Den meisten auswärtigen TeilnehmerInnen (auch jenen, die aus slawischsprachigen Ländern kommen) verlangte es einiges an Aufmerksamkeit und Geduld ab, dass etwa der Hälfte der zwanzig auf Polnisch gehaltenen Referate sowie ein Workshop der in Breslau lehrenden Musikpädagogin Amelia Golema kein ins Englische übersetztes Material beigefügt war (offiziell war die Konferenz jedoch als zweisprachig angekündigt worden). Sich rechtzeitig neben jemanden zu setzen, der der Landessprache mächtig war und flüsternd simultan übersetzen konnte, gelang nicht immer.

Eine die Konferenz beschließende Special Lecture gab der momentan äußerst erfolgreiche tschechische Maler Vladimir Kiseljov (*1984). Dass man ihn eingeladen hatte, verwies wiederum auf die Art, wie die Konferenz sich Fragen von Intertextualität vorwiegend näherte: indem Kunstsparten aufeinander bezogen wurden. In einer einstündigen, auf Englisch und Polnisch gehaltenen Keynote referierte Kiseljov, auf welch je unterschiedliche Weise er sich immer wieder von Musik (insbesondere der von Wagner und Richard Strauss) hat inspirieren lassen und was diese Inspiration für seine Bilder ausmacht. Der Maler zeigte, was Gemälde, die er still im Atelier konzipiert hatte, von solchen unterscheidet, die live, zur Aufführung eines Musikstücks oder während des Hörens einer Musikaufnahme entstanden sind.

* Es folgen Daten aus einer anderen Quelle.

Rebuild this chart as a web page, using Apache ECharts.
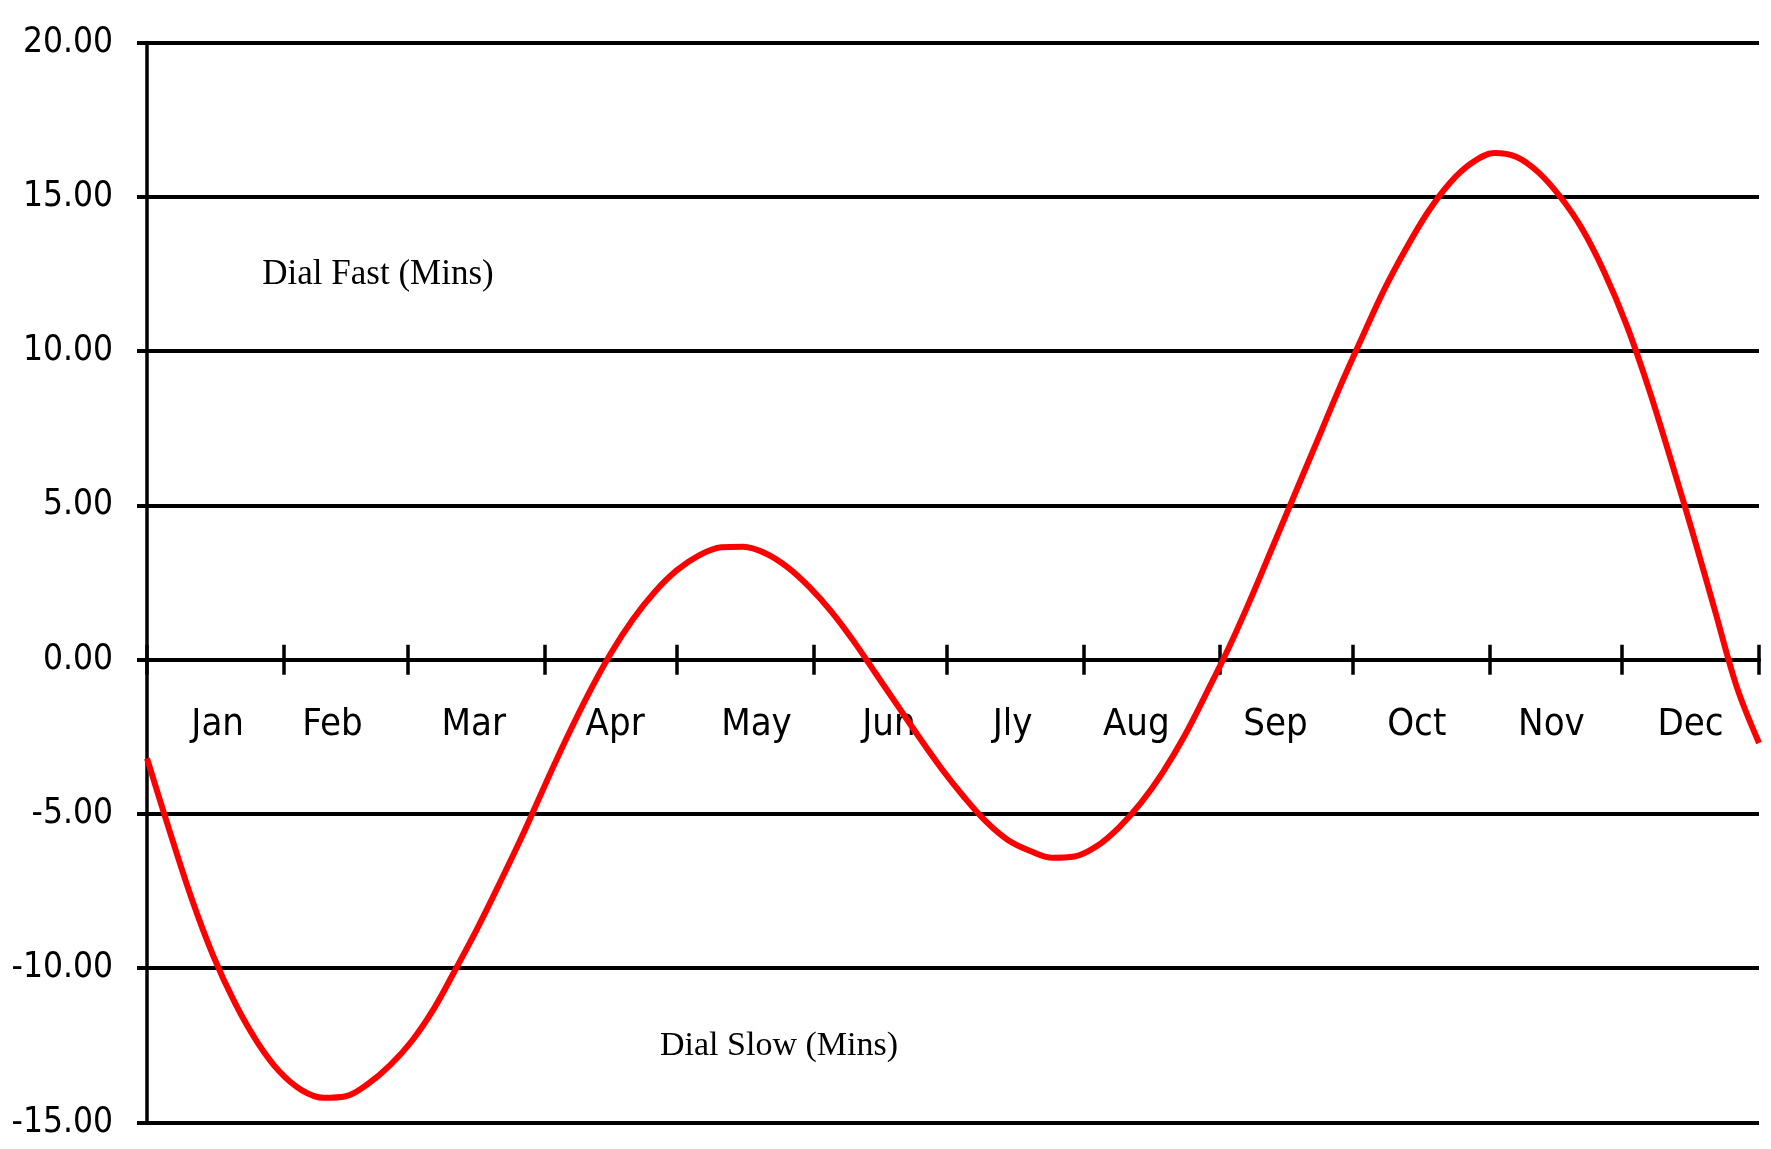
<!DOCTYPE html>
<html>
<head>
<meta charset="utf-8">
<script src="https://cdn.jsdelivr.net/npm/echarts@6/dist/echarts.min.js"></script>
<style>
html, body { margin: 0; padding: 0; background: #ffffff; }
#chart { width: 1771px; height: 1149px; }
</style>
</head>
<body>
<div id="chart"></div>
<script>
// Day of year (Jan 1 = 0) and sundial correction in minutes (positive = dial fast)
const days = [0, 5, 10, 15, 20, 25, 30, 35, 40, 45, 50, 55, 60, 65, 70, 75, 80, 85, 90, 95,
  100, 105, 110, 115, 120, 125, 130, 135, 140, 145, 150, 155, 160, 165, 170, 175, 180, 185, 190, 195,
  200, 205, 210, 215, 220, 225, 230, 235, 240, 245, 250, 255, 260, 265, 270, 275, 280, 285, 290, 295,
  300, 305, 310, 315, 320, 325, 330, 335, 340, 345, 350, 355, 360, 365];
const minutes = [-3.2, -5.5, -7.7, -9.6, -11.15, -12.4, -13.35, -13.95, -14.2, -14.15, -13.75, -13.15, -12.35, -11.3, -10.0, -8.65, -7.2, -5.7, -4.1, -2.55,
  -1.1, 0.2, 1.3, 2.2, 2.9, 3.38, 3.64, 3.66, 3.45, 3.0, 2.35, 1.55, 0.6, -0.45, -1.5, -2.55, -3.55, -4.45, -5.25, -5.85,
  -6.2, -6.42, -6.38, -6.05, -5.45, -4.65, -3.65, -2.45, -1.05, 0.4, 2.0, 3.7, 5.4, 7.1, 8.8, 10.4, 11.95, 13.3, 14.5, 15.45,
  16.1, 16.42, 16.3, 15.8, 15.0, 13.95, 12.55, 10.85, 8.8, 6.5, 4.1, 1.6, -0.9, -2.7];
const monthNames = ['Jan', 'Feb', 'Mar', 'Apr', 'May', 'Jun', 'Jly', 'Aug', 'Sep', 'Oct', 'Nov', 'Dec'];
const monthStarts = [0, 31, 59, 90, 120, 151, 181, 212, 243, 273, 304, 334, 365];
const monthLabelDays = [16, 42, 74, 106, 138, 168, 196, 224, 255.5, 287.5, 318, 349.5];
const yTicks = [-15, -10, -5, 0, 5, 10, 15, 20];
const notes = ['Dial Fast (Mins)', 'Dial Slow (Mins)'];

const seriesData = days.map((d, i) => [d, minutes[i]]);

function monthFor(v) {
  let best = -1, bestD = Infinity;
  monthLabelDays.forEach((m, i) => { const d = Math.abs(m - Number(v)); if (d < bestD) { bestD = d; best = i; } });
  return bestD < 1 ? monthNames[best] : '';
}

const sansFont = "'DejaVu Sans Condensed', 'Liberation Sans Narrow', sans-serif";
const serifFont = "'Liberation Serif', 'DejaVu Serif', serif";
const black = '#000000';

const chart = echarts.init(document.getElementById('chart'), null, { renderer: 'canvas' });
chart.setOption({
  backgroundColor: '#ffffff',
  animation: false,
  grid: { left: 147, right: 12, top: 42.5, bottom: 26.5, outerBoundsMode: 'none', containLabel: false },
  xAxis: [
    {
      // zero line with downward half of the "+" ticks
      type: 'value', min: 0, max: 365, position: 'bottom',
      axisLine: { show: true, onZero: true, onZeroAxisIndex: 0, lineStyle: { color: black, width: 4 } },
      axisTick: { show: true, inside: false, length: 15, customValues: monthStarts, lineStyle: { color: black, width: 3.5 } },
      axisLabel: { show: false },
      splitLine: { show: false }
    },
    {
      // upward half of the "+" ticks
      type: 'value', min: 0, max: 365, position: 'top',
      axisLine: { show: true, onZero: true, onZeroAxisIndex: 0, lineStyle: { color: black, width: 4 } },
      axisTick: { show: true, inside: false, length: 15, customValues: monthStarts, lineStyle: { color: black, width: 3.5 } },
      axisLabel: { show: false },
      splitLine: { show: false }
    },
    {
      // month names just below the zero line
      type: 'value', min: 0, max: 365, position: 'bottom',
      axisLine: { show: false, onZero: false },
      axisTick: { show: false },
      axisLabel: {
        show: true, customValues: monthLabelDays, margin: -416,
        fontFamily: sansFont, fontSize: 38, color: black,
        formatter: function (v) { return monthFor(v); }
      },
      splitLine: { show: false }
    }
  ],
  yAxis: {
    type: 'value', min: yTicks[0], max: yTicks[yTicks.length - 1], interval: 5,
    axisLine: { show: true, onZero: false, lineStyle: { color: black, width: 3.5 } },
    axisTick: { show: true, length: 10, lineStyle: { color: black, width: 4 } },
    axisLabel: {
      margin: 34, fontFamily: sansFont, fontSize: 35, color: black,
      padding: [0, 0, 14, 0],
      formatter: function (v) { return v.toFixed(2); }
    },
    splitLine: { show: true, lineStyle: { color: black, width: 4 } }
  },
  graphic: [
    { type: 'text', x: 378, y: 275, style: { text: notes[0], font: "35px " + serifFont, fill: black, align: 'center', verticalAlign: 'middle' } },
    { type: 'text', x: 779, y: 1046, style: { text: notes[1], font: "34px " + serifFont, fill: black, align: 'center', verticalAlign: 'middle' } }
  ],
  series: [{
    type: 'line', xAxisIndex: 0, data: seriesData, showSymbol: false, smooth: 0.35,
    lineStyle: { color: '#ff0000', width: 6 }, z: 5
  }]
});
</script>
</body>
</html>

Während Kiseljovs direkt musikinspirierte Gemälde die Bewegung der Musik in Bewegung der Malerfaust übersetzen und daher abstrakt sind oder nichts im üblichen Sinne abbilden, erzählen die sozusagen ohne Ton konzipierten Bilder Geschichten aus Opern oder porträtieren bestimmte Rollen aus ihnen.

Wie in den letzten zwei Jahren soll es auch diesmal eine zweisprachige (polnisch-englische) Publikation der Konferenzbeiträge geben.